But unlike during his early days in New York, Miller now regarded himself as a legitimate writer, so he tried to devote most of his time to his newest literary efforts. He sold selections from The Air-Conditioned Nightmare to magazines, and finally even found a publisher for The Colossus of Maroussi. Thus, when Hollywood came calling that summer, offering the infamous author a screenwriting job, Miller turned it down. He had just enough money to stay on the West Coast until October before returning home to New York for the winter.
Back on the East Coast, however, all Miller could talk about was the “desert colony” of artists and writers he had met in California. It wasn’t long before he began planning his return to the place he called “Lotos Land.” During the early 1940s, Hollywood had become a destination for many great European writers, artists, and musicians fleeing Hitler. From Thomas Mann and Bertolt Brecht to Igor Stravinsky and Sergey Rachmaninoff, Hollywood provided work for many of the world’s great talents during this international time of turmoil. Similarly, American writers as diverse as William Faulkner, Dorothy Parker, and Lillian Hellman all found their way to Los Angeles, lured by the big bucks offered by the movie studios.
In this heady atmosphere, Miller hoped he had found another Left Bank, where artists, writers, and musicians could nurture their talents among like-minded men and women. But unlike the Left Bank, the motion picture industry had the potential to make them all rich. Truly, Miller reasoned, Hollywood must be his Lotos Land. After just seven months on the East Coast, Miller was so restless that he began making plans for his return to the West. But it wasn’t until he received an offer of a free room from another writer, Gilbert Nieman, that Miller boarded the train for California. His ambition was clear: get a job as a screenwriter and make a ton of money. Like so many ambitious and creative hustlers before him, Miller saw Hollywood as Mecca of the get-rich-quick scheme.

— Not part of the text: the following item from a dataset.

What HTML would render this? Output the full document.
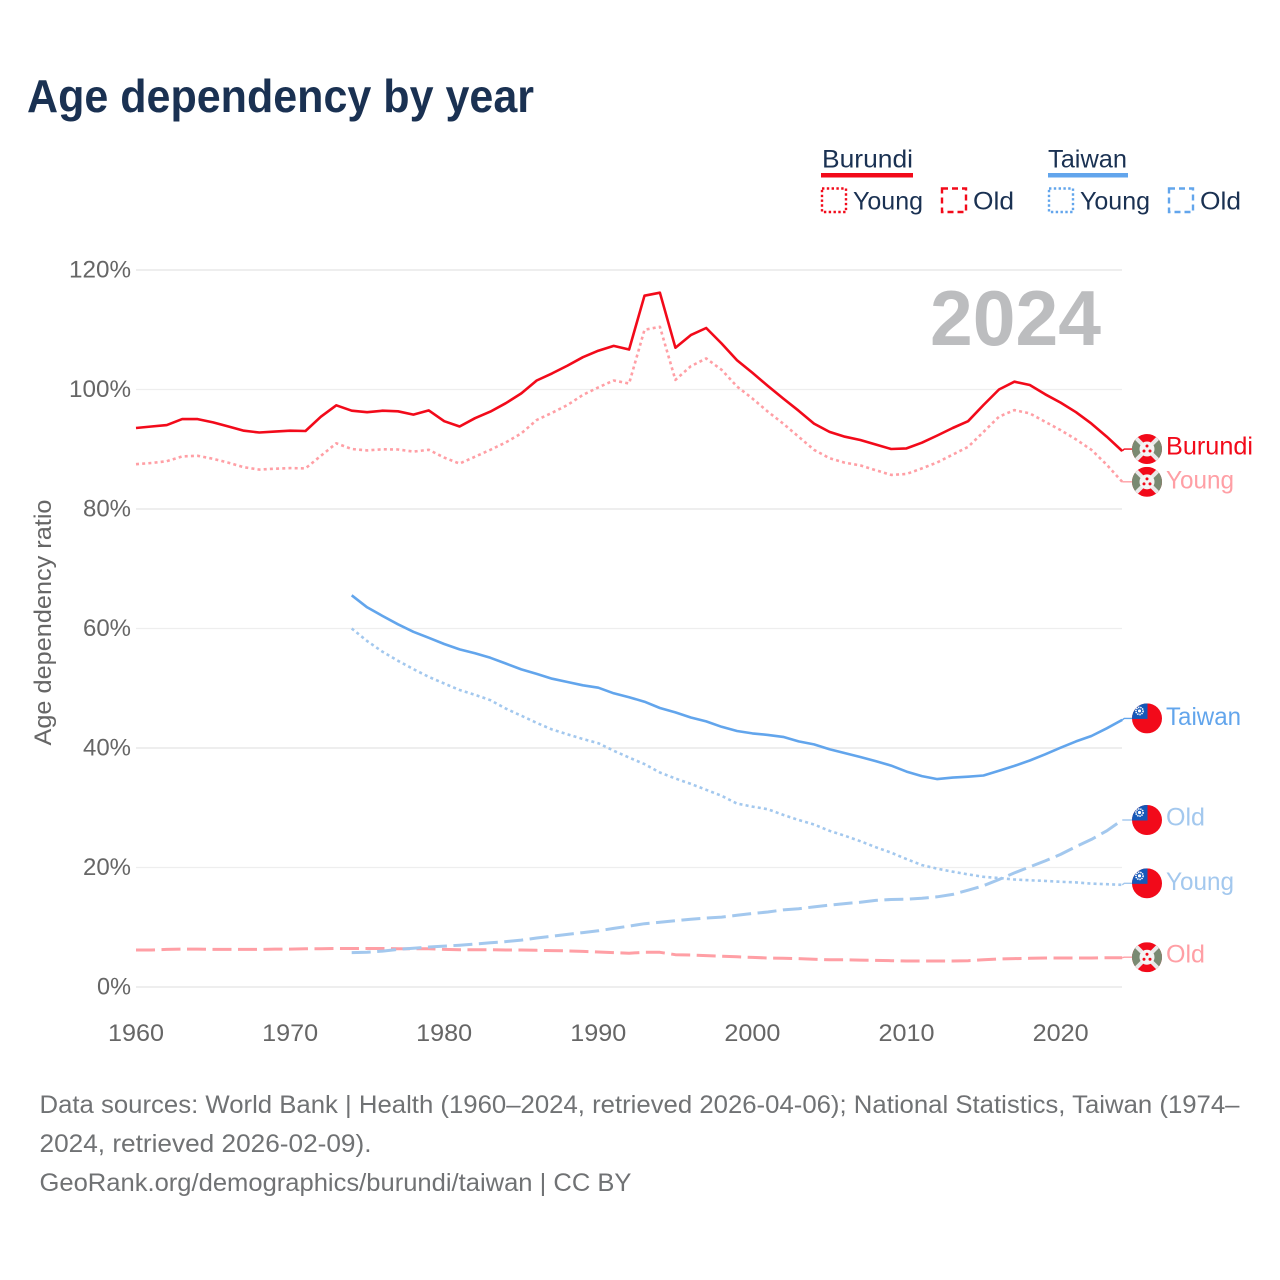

But in fact what Miller would find in Hollywood was his soul. Upon his return to Los Angeles in the summer of 1942, Miller took up lodging in a small apartment in the Beverly Glen house of Gilbert and Margaret Nieman. As the main thoroughfare running through Holmby Hills — the opulent but understated enclave that has been home to Hollywood’s movie stars since the 1920s — Beverly Glen eventually winds into a narrow canyon filled with sycamore trees and small cottages. Close to UCLA and Westwood, the movie studios and Hollywood, during the 1940s the canyon area was popular with students and professors, artists and writers, and lower-end studio employees.
In this somewhat bohemian neighborhood, the Niemans lived in The Green House, which Miller described as “a snug, cozy place, more like an aquarium than a guest house.” Miller immediately felt right at home. But if Henry Miller had high hopes for his time in Hollywood, they were quickly shattered by what he discovered about the reality of Hollywood filmmaking. Far from the collective creative process he had envisioned, Miller soon realized that making movies was largely a technical endeavor, and that the job of the writer was to crank out low-minded scripts that the studios hoped would rake in big profits. The 1940s was the culmination of the golden age of cinema, an era in which the studios were run by megalomaniac tycoons who controlled not only every aspect of the movies they made, but also the lives of the men and women who worked for them.